Une gifle au visage aurait « vraisemblablement » suffi à tuer la jeune Nouténé Sidimé.

C'est la conclusion à laquelle en est venu le pathologiste André Bourgault, chargé de faire l'autopsie de l'adolescente de 13 ans.

Le médecin a témoigné, mercredi, à l'enquête préliminaire de Moussa Sidimé,  père de la jeune fille, au palais de justice de Longueuil.

Au terme de l'exercice, le juge Richard Marleau a déterminé qu'il existait suffisamment de preuves pour tenir un procès. D'abord accusé de voies de fait graves, Moussa Sidimé sera finalement jugé sous l'accusation d'homicide involontaire coupable.

Le 6 octobre dernier, Moussa Sidimé a giflé sa fille à deux reprises en plus de lui asséner une tape sur les fesses. La raison: un plancher mal lavé. L'homme a ensuite quitté la cuisine pour se rendre au salon de leur logement de Longueuil.

Quelques minutes plus tard, il a entendu un bruit de chute provenant de la cuisine. Il a alors découvert sa fille inconsciente, gisant sur le plancher. Il a immédiatement téléphoné au 911. L'adolescente a été transportée à l'hôpital Charles-LeMoyne pour ensuite être transférée à l'Hôpital de Montréal pour enfants, où elle a été maintenue en vie artificiellement pendant trois jours. Dans une longue déclaration vidéo, le père de famille admet, en pleurs, avoir giflé sa fille parce qu'il était insatisfait du ménage, a résumé la procureure de la Couronne, Me Julie Beauchesne.

Le corps de la victime ne portait pas de marques de violence, hormis une lacération à la lèvre qualifiée de «minime» par le pathologiste.
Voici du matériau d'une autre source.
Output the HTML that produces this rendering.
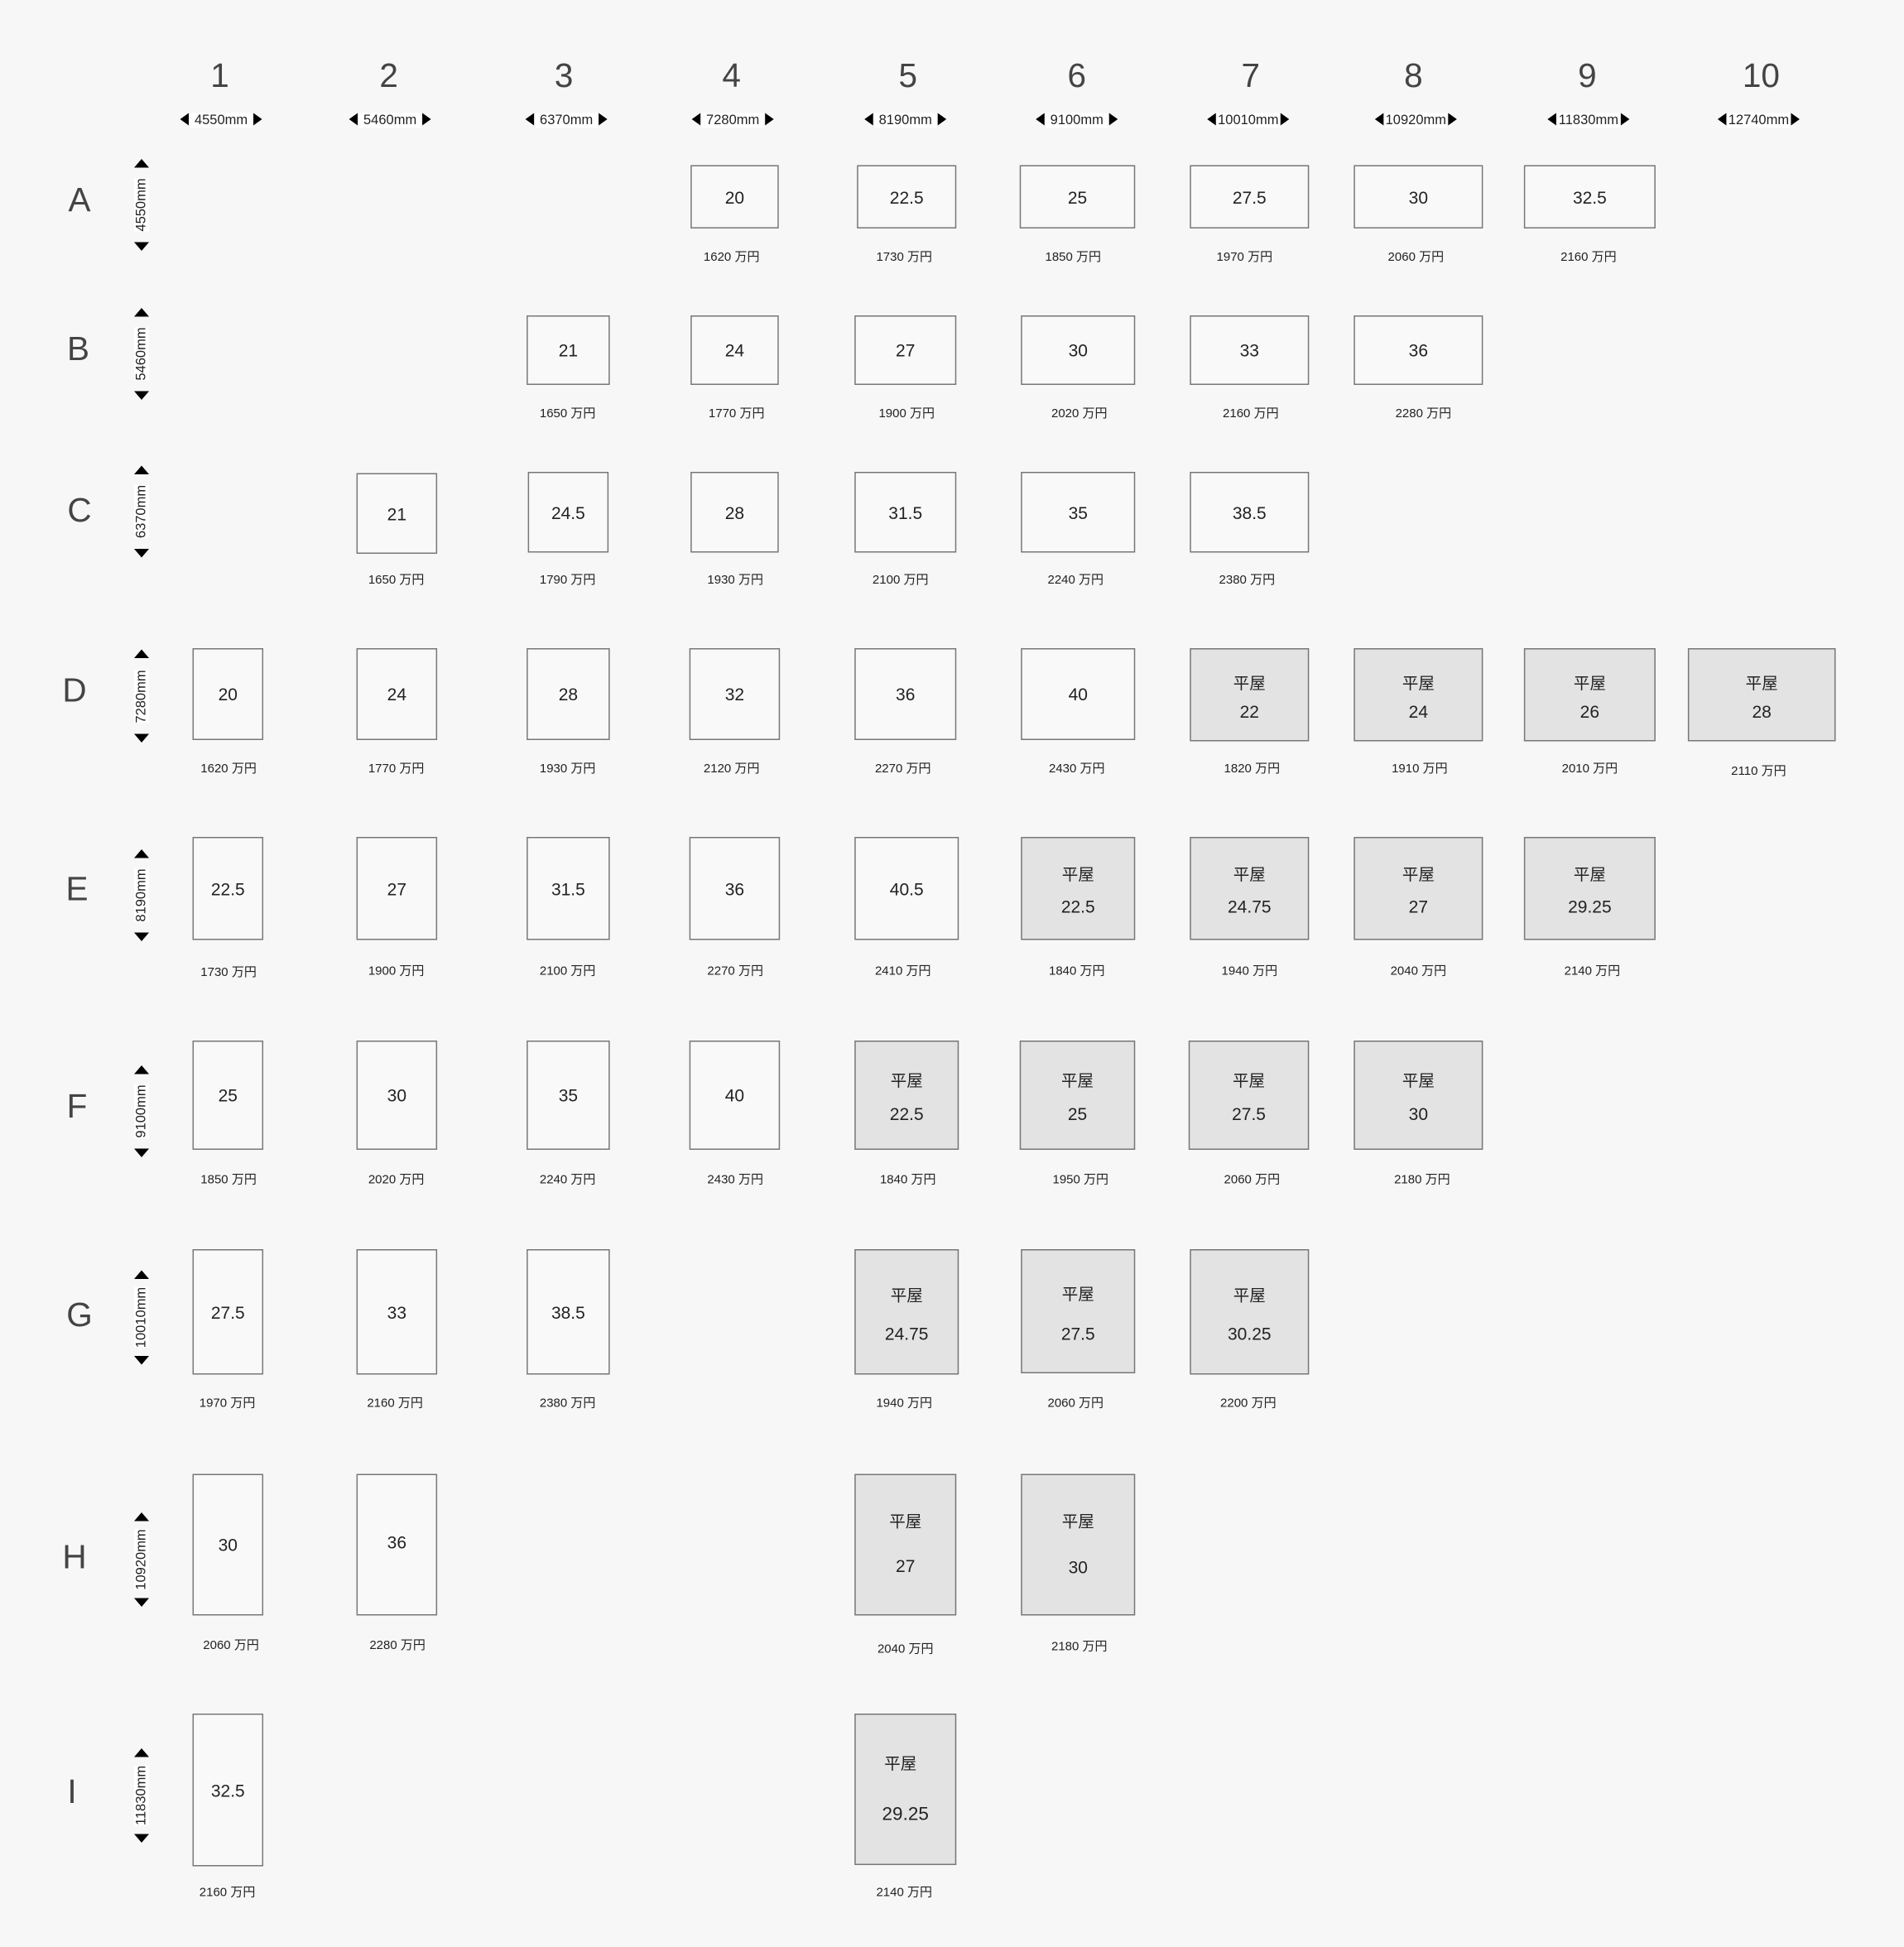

Le décès de la victime est dû à «une hémorragie sous-arachnoïdienne massive qui s'est accompagnée d'oedème cérébral, de détresse respiratoire et de choc», a conclu le Dr Bourgault. En d'autres termes, elle a succombé à une hémorragie cérébrale, «vraisemblablement» causée par la rupture d'une artère vertébrale. Celle-ci a pu être provoquée par un mouvement brusque du cou causé par la gifle elle-même ou par un mouvement réflexe pour tenter de l'esquiver.

Le pathologiste est demeuré prudent dans ses conclusions puisqu'il n'a pas réussi, lors de l'autopsie, à localiser le point de rupture de l'artère. «Dans 40 % des cas, on n'est pas capable de démontrer la rupture puisque la dissection de cette région est difficile», a-t-il expliqué au tribunal.

«Vous n'êtes pas 100 % certain», lui a fait remarquer l'avocate de défense en contre-interrogatoire. «J'y suis allé par élimination», a répondu le pathologiste. Les autres hypothèses - présence d'un anévrisme ou d'une malformation vasculaire - ont ainsi été écartées après l'autopsie.

«Peut-elle s'être frappé la tête sur le comptoir de la cuisine?», a poursuivi la défense. «Ce n'est pas exclu. Par contre, ce genre de rupture (d'artère) est davantage associé à des coups qu'à des chutes. Ce n'est pas l'hypothèse que je privilégie», a répondu le médecin, très calme.

La poursuite a modifié l'acte d'accusation le 28 juin dernier après avoir reçu le rapport du Dr Bourgault. «Ce genre d'événement est rare, mais bien décrit en pathologie judiciaire», conclut le médecin dans son rapport de six pages déposé en preuve.

En liberté durant le processus judiciaire, l'accusé de 72 ans arborait des lunettes fumées lorsqu'il est entré dans la salle d'audience. Il était accompagné de deux membres de sa famille.

«Ce qui est arrivé est accidentel. Qu'une gifle cause la mort, j'en apprends tous les jours», a dit son avocate, Me Marie-Josée Duhaime, à sa sortie du tribunal. Sans vouloir en dire davantage, l'avocate a annoncé qu'elle présenterait une contre-expertise au cours du procès qui se déroulera devant un juge de la Cour du Québec à une date qui n'est pas encore fixée.

Guinéen d'origine, Moussa Sidimé est un architecte de renom. Il a notamment été architecte principal pour la Banque africaine de développement avant d'exercer aussi au Canada, selon sa famille.

«Pour le père, c'est une sentence à vie, peu importe ce qui va arriver, a dit l'avocate de défense. Son bébé est mort.»